TASK INSTRUCTIONS =
Transcribe only the part of the material below that begins at the line containing "Generate a component" and ends at the line containing "import * as d3 from 'd3';", with both kept and images left out.

DATA TO USE =
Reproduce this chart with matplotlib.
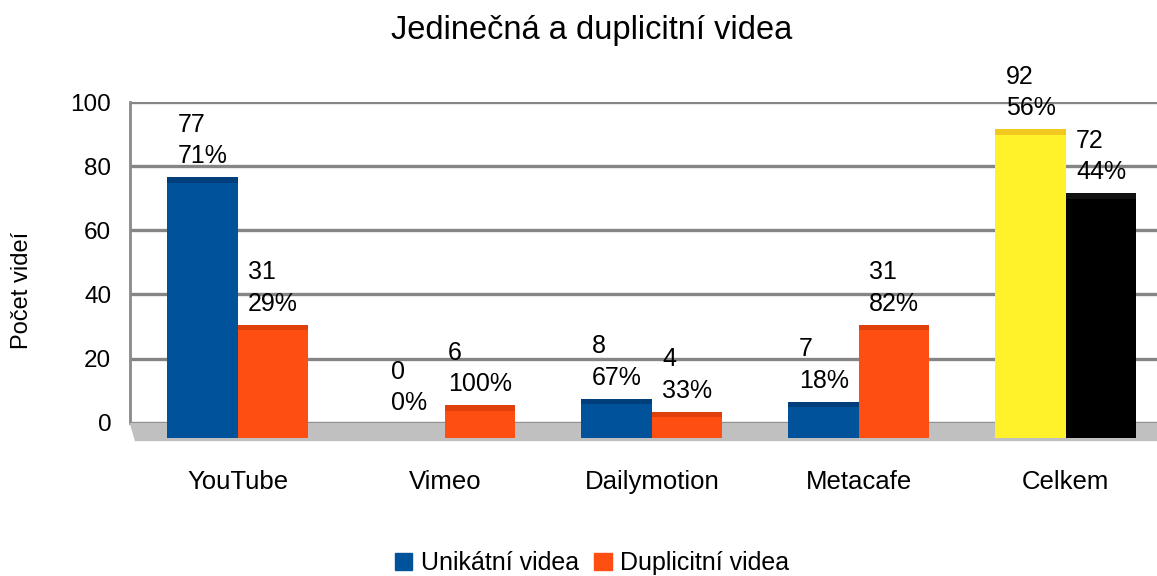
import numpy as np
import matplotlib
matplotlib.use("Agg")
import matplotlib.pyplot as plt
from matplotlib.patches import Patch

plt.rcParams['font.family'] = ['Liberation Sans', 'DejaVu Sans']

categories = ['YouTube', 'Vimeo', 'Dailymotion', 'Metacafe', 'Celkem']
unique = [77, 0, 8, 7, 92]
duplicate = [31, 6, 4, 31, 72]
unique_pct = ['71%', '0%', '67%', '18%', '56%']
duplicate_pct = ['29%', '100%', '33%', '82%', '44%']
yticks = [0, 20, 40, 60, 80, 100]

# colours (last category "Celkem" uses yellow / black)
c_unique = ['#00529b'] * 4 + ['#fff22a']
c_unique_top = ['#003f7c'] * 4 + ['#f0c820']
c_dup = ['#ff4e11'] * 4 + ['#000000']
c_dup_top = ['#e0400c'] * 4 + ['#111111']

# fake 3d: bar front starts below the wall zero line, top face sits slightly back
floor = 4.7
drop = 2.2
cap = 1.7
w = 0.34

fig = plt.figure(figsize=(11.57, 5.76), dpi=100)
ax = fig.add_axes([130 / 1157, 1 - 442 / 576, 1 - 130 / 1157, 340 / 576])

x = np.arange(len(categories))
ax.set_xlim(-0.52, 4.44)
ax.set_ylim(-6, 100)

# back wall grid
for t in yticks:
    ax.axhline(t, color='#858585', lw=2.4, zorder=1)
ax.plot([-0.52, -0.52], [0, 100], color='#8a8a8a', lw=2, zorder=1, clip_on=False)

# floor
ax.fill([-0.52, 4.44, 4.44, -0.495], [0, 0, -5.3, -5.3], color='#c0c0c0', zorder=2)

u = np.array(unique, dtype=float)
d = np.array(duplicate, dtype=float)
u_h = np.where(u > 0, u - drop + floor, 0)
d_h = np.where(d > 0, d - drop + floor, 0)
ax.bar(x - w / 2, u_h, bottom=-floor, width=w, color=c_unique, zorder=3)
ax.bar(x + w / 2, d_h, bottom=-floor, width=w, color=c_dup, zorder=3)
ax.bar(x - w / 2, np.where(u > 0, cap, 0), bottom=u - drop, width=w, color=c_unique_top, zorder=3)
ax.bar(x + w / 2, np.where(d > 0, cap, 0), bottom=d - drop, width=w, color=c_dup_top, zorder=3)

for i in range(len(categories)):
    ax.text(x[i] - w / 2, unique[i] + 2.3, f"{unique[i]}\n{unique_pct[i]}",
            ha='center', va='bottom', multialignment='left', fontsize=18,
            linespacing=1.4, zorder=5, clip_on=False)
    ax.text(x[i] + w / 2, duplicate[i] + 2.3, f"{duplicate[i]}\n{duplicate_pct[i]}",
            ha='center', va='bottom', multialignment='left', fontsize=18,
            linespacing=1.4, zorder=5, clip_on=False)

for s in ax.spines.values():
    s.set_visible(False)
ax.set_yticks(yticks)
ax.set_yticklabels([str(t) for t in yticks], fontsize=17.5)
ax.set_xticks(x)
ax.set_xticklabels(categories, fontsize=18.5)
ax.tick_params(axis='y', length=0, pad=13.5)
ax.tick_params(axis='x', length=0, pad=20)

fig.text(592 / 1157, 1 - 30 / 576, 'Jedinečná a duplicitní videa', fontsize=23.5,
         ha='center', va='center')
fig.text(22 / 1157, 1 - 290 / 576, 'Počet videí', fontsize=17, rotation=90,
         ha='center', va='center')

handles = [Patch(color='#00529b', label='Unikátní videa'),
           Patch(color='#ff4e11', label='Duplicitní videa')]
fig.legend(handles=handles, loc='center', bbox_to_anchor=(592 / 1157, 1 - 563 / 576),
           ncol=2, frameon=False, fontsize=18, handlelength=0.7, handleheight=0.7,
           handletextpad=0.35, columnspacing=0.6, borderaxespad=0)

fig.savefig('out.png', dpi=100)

...

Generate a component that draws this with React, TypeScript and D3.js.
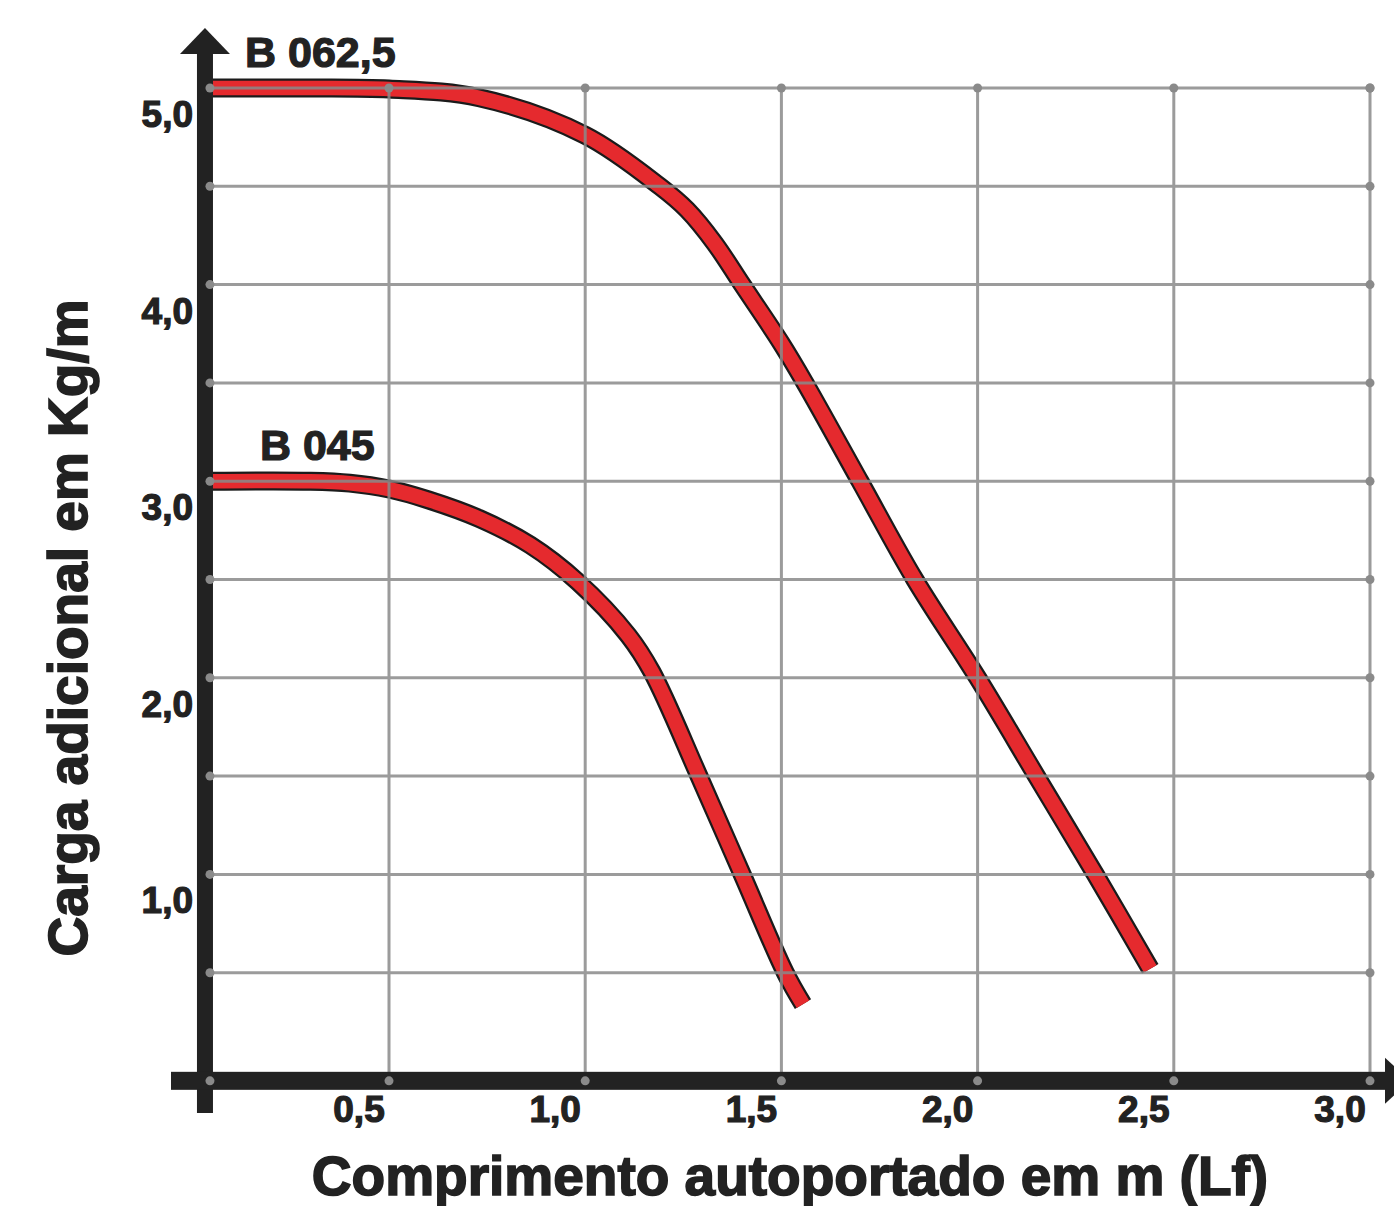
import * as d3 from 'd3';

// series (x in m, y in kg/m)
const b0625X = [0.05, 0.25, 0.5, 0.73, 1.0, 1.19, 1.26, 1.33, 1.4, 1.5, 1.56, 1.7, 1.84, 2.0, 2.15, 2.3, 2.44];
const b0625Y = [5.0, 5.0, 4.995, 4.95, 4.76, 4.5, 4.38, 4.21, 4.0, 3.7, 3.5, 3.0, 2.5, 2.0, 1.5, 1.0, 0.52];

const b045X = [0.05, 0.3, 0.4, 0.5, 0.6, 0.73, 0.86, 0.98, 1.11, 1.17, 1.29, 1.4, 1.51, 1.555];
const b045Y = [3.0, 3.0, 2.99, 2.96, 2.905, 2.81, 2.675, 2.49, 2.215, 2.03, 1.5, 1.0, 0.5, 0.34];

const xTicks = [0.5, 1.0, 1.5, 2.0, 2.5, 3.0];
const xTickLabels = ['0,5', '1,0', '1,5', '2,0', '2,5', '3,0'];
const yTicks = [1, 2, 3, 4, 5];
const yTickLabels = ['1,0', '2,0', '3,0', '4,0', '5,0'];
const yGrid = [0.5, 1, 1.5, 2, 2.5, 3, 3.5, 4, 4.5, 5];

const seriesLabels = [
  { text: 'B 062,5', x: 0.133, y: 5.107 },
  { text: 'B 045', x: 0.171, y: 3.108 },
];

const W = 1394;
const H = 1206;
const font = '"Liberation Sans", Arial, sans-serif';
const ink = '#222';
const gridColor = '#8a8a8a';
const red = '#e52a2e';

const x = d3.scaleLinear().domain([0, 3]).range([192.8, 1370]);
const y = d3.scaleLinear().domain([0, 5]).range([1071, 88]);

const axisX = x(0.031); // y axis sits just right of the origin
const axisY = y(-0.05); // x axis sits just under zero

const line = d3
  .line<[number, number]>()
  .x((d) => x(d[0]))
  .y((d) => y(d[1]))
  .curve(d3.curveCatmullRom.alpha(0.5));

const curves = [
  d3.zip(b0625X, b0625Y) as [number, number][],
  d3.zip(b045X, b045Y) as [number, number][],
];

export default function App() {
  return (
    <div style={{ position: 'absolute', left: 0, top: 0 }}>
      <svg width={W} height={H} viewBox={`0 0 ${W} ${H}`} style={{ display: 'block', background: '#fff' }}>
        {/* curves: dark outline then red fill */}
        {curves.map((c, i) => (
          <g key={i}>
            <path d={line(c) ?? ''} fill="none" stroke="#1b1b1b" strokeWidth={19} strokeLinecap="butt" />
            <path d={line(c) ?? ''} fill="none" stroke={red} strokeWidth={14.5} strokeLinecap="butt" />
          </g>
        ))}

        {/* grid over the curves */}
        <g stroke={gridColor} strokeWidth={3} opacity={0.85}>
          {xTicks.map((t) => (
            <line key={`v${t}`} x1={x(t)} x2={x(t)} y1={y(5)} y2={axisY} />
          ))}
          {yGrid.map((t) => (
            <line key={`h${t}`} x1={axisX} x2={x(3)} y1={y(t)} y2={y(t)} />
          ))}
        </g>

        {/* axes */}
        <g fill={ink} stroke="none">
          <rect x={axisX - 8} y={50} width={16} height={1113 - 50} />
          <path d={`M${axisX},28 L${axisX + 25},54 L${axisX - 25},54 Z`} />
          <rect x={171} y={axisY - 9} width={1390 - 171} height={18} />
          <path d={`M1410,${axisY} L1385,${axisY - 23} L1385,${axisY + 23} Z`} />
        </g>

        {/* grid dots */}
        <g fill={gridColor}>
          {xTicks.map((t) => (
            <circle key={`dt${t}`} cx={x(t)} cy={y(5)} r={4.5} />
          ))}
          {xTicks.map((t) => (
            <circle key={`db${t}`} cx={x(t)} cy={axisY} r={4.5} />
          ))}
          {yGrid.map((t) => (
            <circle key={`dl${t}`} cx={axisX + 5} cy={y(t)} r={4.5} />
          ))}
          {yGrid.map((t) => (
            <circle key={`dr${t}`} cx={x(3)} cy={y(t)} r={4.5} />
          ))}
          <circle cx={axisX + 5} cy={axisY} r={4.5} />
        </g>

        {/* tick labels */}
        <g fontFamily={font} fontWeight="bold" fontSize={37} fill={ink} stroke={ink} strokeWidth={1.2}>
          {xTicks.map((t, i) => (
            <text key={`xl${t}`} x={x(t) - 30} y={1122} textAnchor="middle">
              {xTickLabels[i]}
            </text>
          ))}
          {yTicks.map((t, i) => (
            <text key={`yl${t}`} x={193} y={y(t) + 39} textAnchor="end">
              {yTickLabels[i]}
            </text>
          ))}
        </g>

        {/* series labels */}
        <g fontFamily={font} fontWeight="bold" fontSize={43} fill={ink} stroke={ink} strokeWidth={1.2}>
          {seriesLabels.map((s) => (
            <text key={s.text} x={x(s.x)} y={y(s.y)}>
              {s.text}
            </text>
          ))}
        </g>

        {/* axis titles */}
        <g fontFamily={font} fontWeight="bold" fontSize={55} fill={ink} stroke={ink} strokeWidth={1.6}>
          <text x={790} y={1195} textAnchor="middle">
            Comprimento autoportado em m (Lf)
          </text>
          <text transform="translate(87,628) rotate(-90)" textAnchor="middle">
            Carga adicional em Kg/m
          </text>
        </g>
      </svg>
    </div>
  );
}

EXPECTED ANSWER =
Generate a component that draws this with React, TypeScript and D3.js.
import * as d3 from 'd3';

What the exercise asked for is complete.